A couple of weeks ago Vinay suggested using the LOESS algorithm to create smooth curves (separately) through the SSD and FPC points. LOESS has been succeeded by LOWESS and, finally LOCFIT, which is the 800lb gorilla of local regression fitting.

The LOCFIT algorithm uses local regression (i.e. fits over samples of the data) to generate smooth curves. There is an enormous body of literature on this, much of it summarized in the book

Local Regression and Likelikhood, by C. Loader
ISBN 0-387-98775-4

which also serves as documentation for the LOCFIT software. The techniques seem well established and accepted by the statistical community.

LOCFIT looks to be a very elegant approach, but, unfortunately, I have still not been able to glean any information as to how one introduces experimental errors into the regressions. The voluminous research in this field certainly deals with experimental data, so I’m not quite sure what to make of this.

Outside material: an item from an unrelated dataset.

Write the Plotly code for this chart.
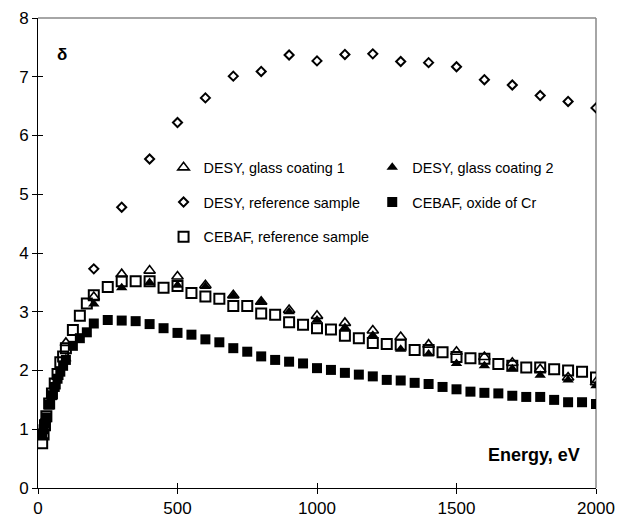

One way around this might be to take a Monte-Carlo approach: resample the data using the experimental errors, generate a new smoothing function, and generate a measure of the distribution of the fit functions.

For those interested, I have a copy of the above book on loan.
It’s fascinating reading.

More about the actual code is available at this web site:
http://locfit.herine.net/

In addition, Ping Zhao asks: (paraphrasing) if you combine two separate sets of observations with vastly different numbers of data points in each, how do you weight them during a combined loess/lowess/locfit fit?

Comments and suggestions from statisticians are much appreciated!